18. An electrical connector comprising:

signal contacts held by the housing, the signal contacts having mating ends in the cavity for mating with a mating connector, the signal contacts arranged in pairs, and

ground shields held by the housing, the ground shields extending along the signal contacts in the cavity and arranged in an array of rows and columns, the ground shields each having one center wall and two side walls, the side walls extending from opposing ends of the center wall, each ground shield surrounding a corresponding pair of signal contacts on at least three sides thereof such that both signal contacts in the pair are located between the two side walls and on a same side of the center wall, at least one of the side walls of each ground shield having a commoning feature extending outward from the respective side wall, wherein the commoning feature of a first ground shield of the ground shields mechanically engages a second ground shield of the ground shields such that the first and second ground shields are electrically joined with each other, the first and second ground shields being within a first row of the rows.

19. The electrical connector of claim 18, wherein the side walls are a left side wall and a right side wall and both of the side walls have the commoning feature, each commoning feature being a ledge that extends outward from the respective side wall, each ledge having a top side and a bottom side, the top side of the ledge extending from the right side wall of the first ground shield mechanically engaging the bottom side of the ledge extending from the left side wall of the second ground shield, biasing forces between the ledges directed parallel to the columns.
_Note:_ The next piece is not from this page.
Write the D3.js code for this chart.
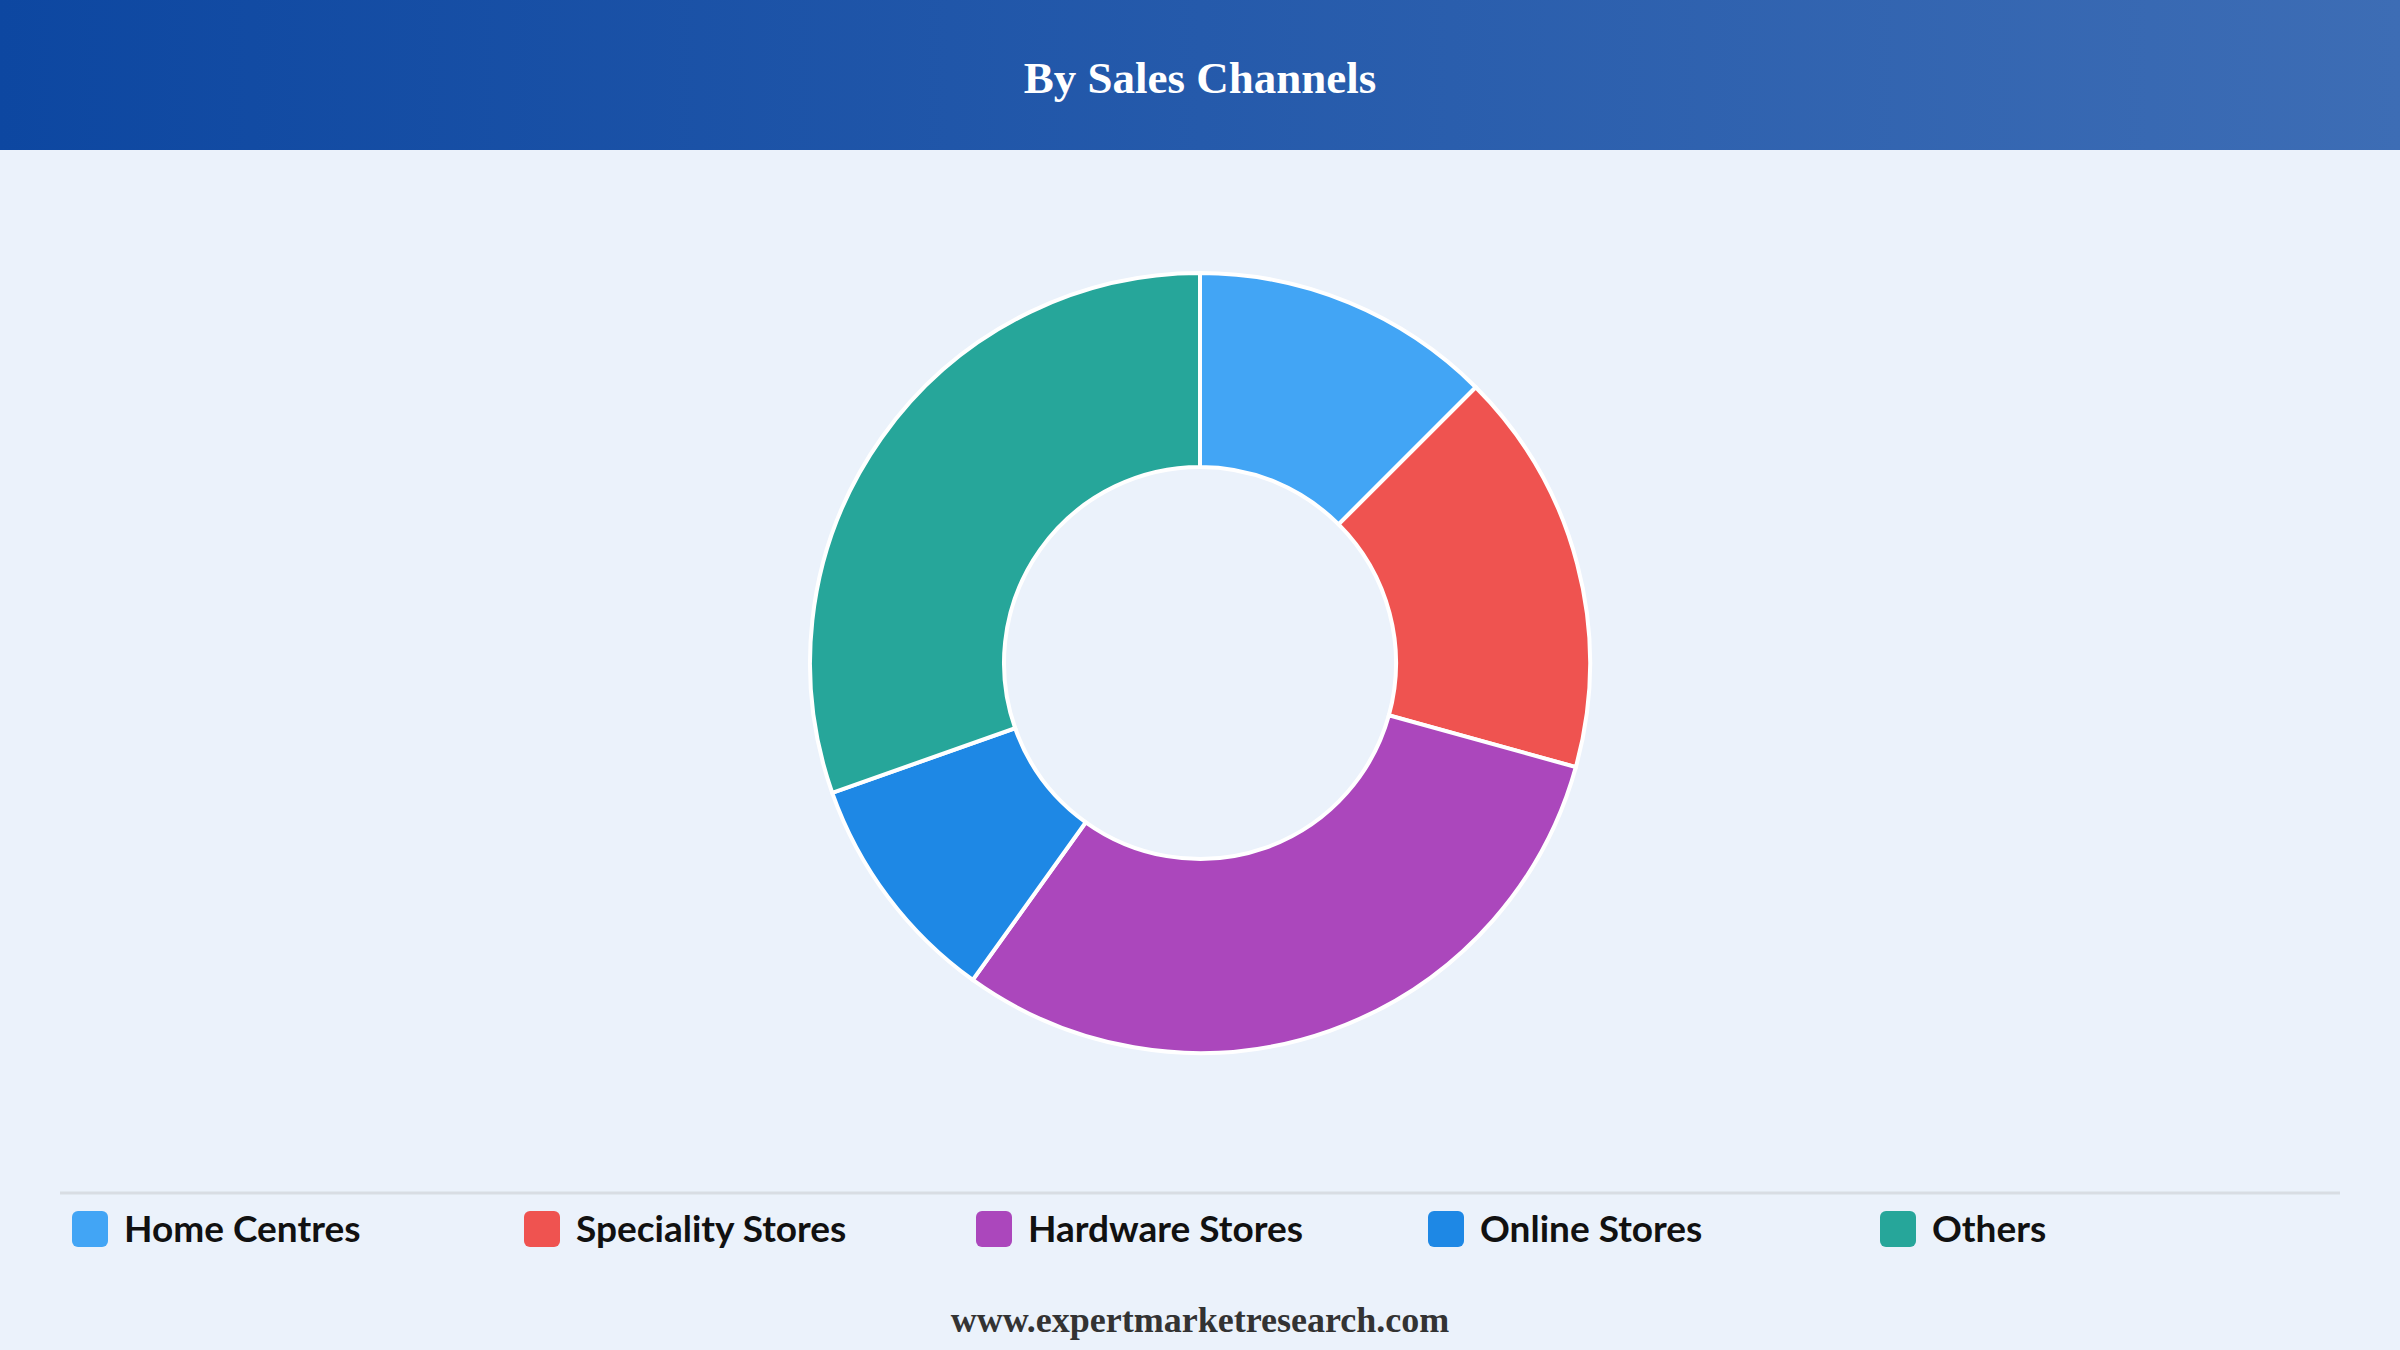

20. The electrical connector of claim 18, wherein the commoning feature of the first ground shield at least partially defines a slot, the slot receiving one of the side walls of the second ground shield or a tab extending from one of the side walls of the second ground shield, the side wall or the tab received in the slot being held between edges of the slot by an interference fit to retain mechanical engagement between and electrically join the first and second ground shields.